Crisil Ratings indicates a promising recovery for ARCs in stressed road projects, with recovery rates set to double by the next fiscal. This is supported by timely annuity payments, healthy toll collections, and collaborative efforts, making these assets more viable and attractive for refinancing.

Asset reconstruction companies (ARCs) are poised to see a strong step-up in cumulative recovery rates for stressed operational road projects, with recovery rates doubling to 120% by next fiscal from fiscal 2025 levels, Crisil Ratings said in its latest note. "This will ride on timely annuity payments by the National Highways Authority of India (NHAI), healthy toll collections and resolutions through the Insolvency and Bankruptcy Code (IBC)."
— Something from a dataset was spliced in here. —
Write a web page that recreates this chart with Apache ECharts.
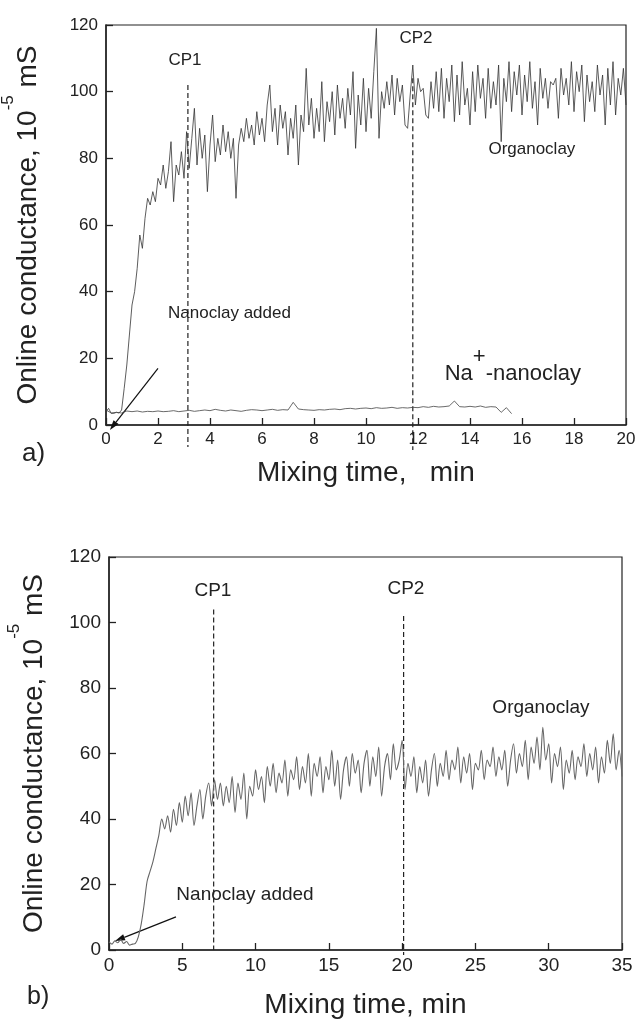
<!DOCTYPE html>
<html>
<head>
<meta charset="utf-8">
<script src="https://cdn.jsdelivr.net/npm/echarts@6.0.0/dist/echarts.min.js"></script>
<style>
  html, body { margin: 0; padding: 0; background: #fff; }
  #chart { width: 637px; height: 1019px; }
</style>
</head>
<body>
<div id="chart"></div>
<script>
  // (a) organoclay, sampled every 0.1 min from 0 to 20 min
  const ORG_A_STEP = 0.1;
  const ORG_A = [
    4, 5, 3.5, 3.5, 3.8, 3.6, 4.5, 11, 18, 27,
    36, 40, 47, 57, 53, 62, 68, 66, 70, 67,
    74, 72, 78, 71, 76, 85, 67, 78, 75, 82,
    74, 88, 77, 86, 95, 78, 89, 80, 87, 70,
    84, 93, 79, 86, 81, 90, 82, 88, 80, 86,
    68, 84, 89, 85, 92, 86, 90, 84, 94, 87,
    92, 85, 96, 102, 88, 95, 84, 96, 89, 94,
    81, 92, 86, 96, 78, 93, 88, 107, 90, 98,
    86, 95, 88, 103, 85, 97, 91, 100, 87, 102,
    92, 98, 89, 101, 93, 106, 83, 99, 90, 104,
    88, 101, 92, 106, 119, 86, 100, 95, 103, 96,
    105, 93, 104, 97, 102, 90, 89, 99, 108, 96,
    104, 100, 101, 93, 92, 103, 95, 106, 94, 107,
    92, 104, 97, 108, 91, 105, 93, 109, 96, 101,
    90, 106, 94, 108, 98, 104, 92, 107, 95, 103,
    96, 108, 85, 104, 97, 109, 94, 106, 99, 108,
    93, 105, 97, 109, 95, 103, 90, 107, 98, 104,
    95, 103, 102, 104, 92, 107, 99, 104, 96, 109,
    94, 106, 100, 108, 91, 105, 97, 103, 94, 108,
    99, 105, 90, 107, 96, 109, 93, 104, 99, 107,
    96
  ];

  // (a) Na+-nanoclay, sampled every 0.2 min from 0 to 15.6 min
  const NA_A_STEP = 0.2;
  const NA_A = [
    4.5, 3.6, 3.8, 3.6, 4.2, 4.0, 4.2, 3.9, 4.1, 4.0,
    4.2, 4.0, 4.1, 4.3, 4.0, 4.2, 4.4, 4.1, 4.3, 4.5,
    4.3, 4.7, 4.4, 4.2, 4.5, 4.3, 4.1, 4.4, 4.6, 4.5,
    4.3, 4.5, 4.7, 4.4, 4.6, 4.5, 6.8, 4.8, 4.6, 4.5,
    4.4, 4.6, 4.5, 4.7, 4.8, 4.6, 4.9, 5.0, 4.8, 5.0,
    5.1, 4.9, 5.2, 5.0, 5.1, 5.3, 5.0, 5.2, 5.1, 5.3,
    5.2, 5.5, 5.3, 5.6, 5.4, 5.5, 5.7, 7.2, 5.5, 5.4,
    5.6, 5.4, 5.7, 5.3, 5.5, 5.4, 3.8, 5.2, 3.4
  ];

  // (b) organoclay, sampled every 0.2 min from 0 to 35 min
  const ORG_B_STEP = 0.2;
  const ORG_B = [
    2.5, 1.8, 2.8, 2.2, 3.2, 2.0, 2.6, 1.5, 1.8, 2.0,
    4, 8, 14, 21, 24, 27, 31, 35, 40, 37,
    41, 36, 43, 38, 45, 39, 47, 41, 48, 38,
    44, 49, 40, 47, 51, 44, 52, 46, 51, 44,
    50, 45, 53, 42, 51, 46, 54, 40, 50, 47,
    55, 49, 53, 45, 56, 50, 57, 48, 54, 51,
    58, 47, 55, 52, 59, 49, 56, 51, 60, 47,
    57, 53, 59, 48, 56, 52, 61, 50, 58, 46,
    55, 59, 50, 60, 54, 58, 48, 57, 61, 50,
    59, 53, 62, 47, 56, 60, 52, 63, 55, 58,
    64, 49, 57, 53, 59, 48, 56, 51, 58, 47,
    55, 60, 50, 57, 53, 61, 52, 58, 55, 62,
    51, 59, 54, 60, 49, 57, 55, 61, 52, 58,
    56, 62, 53, 59, 55, 61, 50, 58, 63, 54,
    60, 56, 64, 52, 62, 57, 65, 55, 68, 58,
    63, 51, 60, 56, 62, 49, 58, 54, 61, 52,
    59, 56, 63, 53, 60, 55, 62, 51, 59, 54,
    64, 57, 66, 55, 61, 53
  ];

  // critical points [time, top of dashed line, bottom of dashed line]
  const CP_A = [[3.15, 102, -6.6], [11.8, 104, -7.5]];
  const CP_B = [[7.14, 104, 0], [20.1, 102, -1.5]];

  // "Nanoclay added" arrows [fromTime, fromValue, toTime, toValue]
  const ARROW_A = [[2.0, 17, 0.15, -1.5]];
  const ARROW_B = [[4.57, 10.1, 0.41, 2.75]];

  // text annotations [text, time, value]
  const LABELS_A = [
    ['CP1', 3.04, 109.5],
    ['CP2', 11.92, 116],
    ['Organoclay', 16.38, 82.8],
    ['Nanoclay added', 4.75, 33.6],
    ['Na{sup|+}-nanoclay', 15.65, 15.3]
  ];
  const LABELS_B = [
    ['CP1', 7.09, 109.6],
    ['CP2', 20.26, 110.2],
    ['Organoclay', 29.47, 74.1],
    ['Nanoclay added', 9.28, 16.8]
  ];

  const FONT = '"Liberation Sans", Arial, Helvetica, sans-serif';
  const INK = '#222';

  const toPairs = (vals, step) => vals.map((v, i) => [Number((i * step).toFixed(2)), v]);

  const makeX = (gridIndex, max, interval, name, gap, size) => ({
    gridIndex,
    type: 'value',
    min: 0,
    max,
    interval,
    name,
    nameLocation: 'middle',
    nameGap: gap,
    nameMoveOverlap: false,
    nameTextStyle: { fontSize: 28, color: INK, fontFamily: FONT },
    axisLine: { lineStyle: { color: INK, width: 1.5 } },
    axisTick: { inside: true, length: 7, lineStyle: { color: INK, width: 1.3 } },
    axisLabel: { fontSize: size, color: INK, fontFamily: FONT, margin: 6 },
    splitLine: { show: false }
  });

  const makeY = (gridIndex, gap, size) => ({
    gridIndex,
    type: 'value',
    min: 0,
    max: 120,
    interval: 20,
    name: 'Online conductance, 10{sup|-5} mS',
    nameLocation: 'middle',
    nameGap: gap,
    nameMoveOverlap: false,
    nameTextStyle: {
      fontSize: 28,
      lineHeight: 56,
      color: INK,
      fontFamily: FONT,
      rich: { sup: { fontSize: 17, lineHeight: 12, verticalAlign: 'top', color: INK, fontFamily: FONT } }
    },
    axisLine: { show: true, lineStyle: { color: INK, width: 1.5 } },
    axisTick: { show: true, inside: true, length: 7, lineStyle: { color: INK, width: 1.3 } },
    axisLabel: { fontSize: size, color: INK, fontFamily: FONT, margin: 8 },
    splitLine: { show: false }
  });

  // dashed CP lines, may run below the x axis
  const cpSeries = (axisIndex, cps) => ({
    type: 'custom',
    xAxisIndex: axisIndex,
    yAxisIndex: axisIndex,
    silent: true,
    clip: false,
    data: cps,
    renderItem: (params, api) => {
      const p0 = api.coord([api.value(0), api.value(1)]);
      const p1 = api.coord([api.value(0), api.value(2)]);
      return {
        type: 'line',
        shape: { x1: p0[0], y1: p0[1], x2: p1[0], y2: p1[1] },
        style: { stroke: INK, lineWidth: 1.2, lineDash: [5, 3] }
      };
    }
  });

  const arrowSeries = (axisIndex, arrows) => ({
    type: 'custom',
    xAxisIndex: axisIndex,
    yAxisIndex: axisIndex,
    silent: true,
    clip: false,
    data: arrows,
    renderItem: (params, api) => {
      const a = api.coord([api.value(0), api.value(1)]);
      const b = api.coord([api.value(2), api.value(3)]);
      const dx = b[0] - a[0];
      const dy = b[1] - a[1];
      const len = Math.sqrt(dx * dx + dy * dy);
      const ux = dx / len;
      const uy = dy / len;
      const headLen = 10;
      const headHalf = 3.2;
      const bx = b[0] - ux * headLen;
      const by = b[1] - uy * headLen;
      return {
        type: 'group',
        children: [
          {
            type: 'line',
            shape: { x1: a[0], y1: a[1], x2: bx, y2: by },
            style: { stroke: '#111', lineWidth: 1.2 }
          },
          {
            type: 'polygon',
            shape: {
              points: [
                [b[0], b[1]],
                [bx - uy * headHalf, by + ux * headHalf],
                [bx + uy * headHalf, by - ux * headHalf]
              ]
            },
            style: { fill: '#111' }
          }
        ]
      };
    }
  });

  const textMarks = (labels, fontSize) => labels.map(([text, t, v]) => ({
    coord: [t, v],
    label: {
      show: true,
      position: 'inside',
      formatter: text,
      color: INK,
      fontFamily: FONT,
      fontSize: text.startsWith('Na{') ? 22 : fontSize,
      lineHeight: text.startsWith('Na{') ? 56 : undefined,
      rich: { sup: { fontSize: 22, lineHeight: 16, verticalAlign: 'top', color: INK, fontFamily: FONT } }
    }
  }));

  const chart = echarts.init(document.getElementById('chart'), null, { renderer: 'canvas' });

  chart.setOption({
    animation: false,
    backgroundColor: '#fff',
    grid: [
      {
        left: 106, top: 25, width: 520, height: 400,
        containLabel: false, outerBoundsMode: 'none',
        show: true, borderColor: INK, borderWidth: 1.2
      },
      {
        left: 109, top: 557, width: 513, height: 393,
        containLabel: false, outerBoundsMode: 'none',
        show: true, borderColor: INK, borderWidth: 1.2
      }
    ],
    xAxis: [
      makeX(0, 20, 2, 'Mixing time,   min', 34, 17),
      makeX(1, 35, 5, 'Mixing time, min', 41, 19)
    ],
    yAxis: [makeY(0, 50, 17), makeY(1, 47, 19)],
    graphic: [
      { type: 'text', left: 22, top: 441, style: { text: 'a)', fontSize: 26, fontFamily: FONT, fill: INK } },
      { type: 'text', left: 27, top: 985, style: { text: 'b)', fontSize: 25, fontFamily: FONT, fill: INK } }
    ],
    series: [
      {
        name: 'Organoclay (a)',
        type: 'line',
        xAxisIndex: 0,
        yAxisIndex: 0,
        data: toPairs(ORG_A, ORG_A_STEP),
        symbol: 'none',
        lineStyle: { color: '#333', width: 0.8 },
        markPoint: {
          silent: true,
          animation: false,
          symbol: 'circle',
          symbolSize: 1,
          itemStyle: { color: 'rgba(0,0,0,0)' },
          data: textMarks(LABELS_A, 17)
        }
      },
      {
        name: 'Na+-nanoclay (a)',
        type: 'line',
        xAxisIndex: 0,
        yAxisIndex: 0,
        data: toPairs(NA_A, NA_A_STEP),
        symbol: 'none',
        lineStyle: { color: '#444', width: 0.8 }
      },
      cpSeries(0, CP_A),
      arrowSeries(0, ARROW_A),
      {
        name: 'Organoclay (b)',
        type: 'line',
        xAxisIndex: 1,
        yAxisIndex: 1,
        data: toPairs(ORG_B, ORG_B_STEP),
        symbol: 'none',
        smooth: 0.3,
        lineStyle: { color: '#666', width: 1.1 },
        markPoint: {
          silent: true,
          animation: false,
          symbol: 'circle',
          symbolSize: 1,
          itemStyle: { color: 'rgba(0,0,0,0)' },
          data: textMarks(LABELS_B, 19)
        }
      },
      cpSeries(1, CP_B),
      arrowSeries(1, ARROW_B)
    ]
  });

  window.addEventListener('resize', () => chart.resize());
</script>
</body>
</html>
Further, having gained substantial capabilities in the road sector, ARCs are also eyeing the acquisition of terminated assets, banking on collaborative efforts by multiple stakeholders to pave the way for timely recoveries. An analysis of Crisil Ratings rated 2,500 lane km of stressed operational road projects, with total security receipts (SRs) issued of Rs 3,200 crore, and 1,000 lane km of terminated road projects with total SRs issued of Rs 3,000 crore, indicates as much.
The Crisil data shows that a majority of operational road projects, primarily under the build-operate-transfer (BOT) model, faced stress between fiscals 2017 and 2019 on account of construction delays and cost overruns owing to difficulties in land acquisition and obtaining Right of Way (ROW).
These were consequently acquired by ARCs between 2019–2022 at sizeable haircuts of 44% on principal outstanding debt. "With traffic growing at a CAGR of 9% between fiscals 2022-25, descoping of pending ROW and completion of delayed construction, these projects became viable at the reduced debt levels."
Further, timely annuity payments and healthy toll collections have improved the liquidity profile of these assets. “This is demonstrated in the debt to annuity ratio declining from 0.57 in fiscal 2024 to 0.33 times in fiscal 2025, and the debt to toll ratio reducing from 4.90 to 4.76 times over the same period for our rated portfolio. This improving trend is expected to sustain next fiscal as well, driven by a 4-5% increase in traffic growth.”
Mohit Makhija, Senior Director, Crisil Ratings, “Prudent valuation at the time of acquisition by ARCs combined with healthy toll collections and stable annuity payments is enhancing the attractiveness of operational road assets for refinance and takeover by stronger sponsors through the Insolvency and Bankruptcy Code (IBC).”
This, in turn, is accelerating recoveries for ARCs by 12 to 8 months compared to earlier estimates; thereby doubling the cumulative recovery rate to above 120% by fiscal 2027 for our rated operational assets.
Tanvi Fifadra, Associate Director, Crisil Ratings, says the resolution of outstanding claims worth around ₹40,000 crore in Crisil-rated terminated road assets is contingent upon the collaborative efforts of ARCs, NHAI, and developers. “A concerted approach, including the right sizing of debt at the time of acquisition by ARCs, improvement in the pace of conciliation between NHAI and developers, coupled with timely realisation of arbitration awards, can be enablers for the resurgence of recovery for these terminated assets."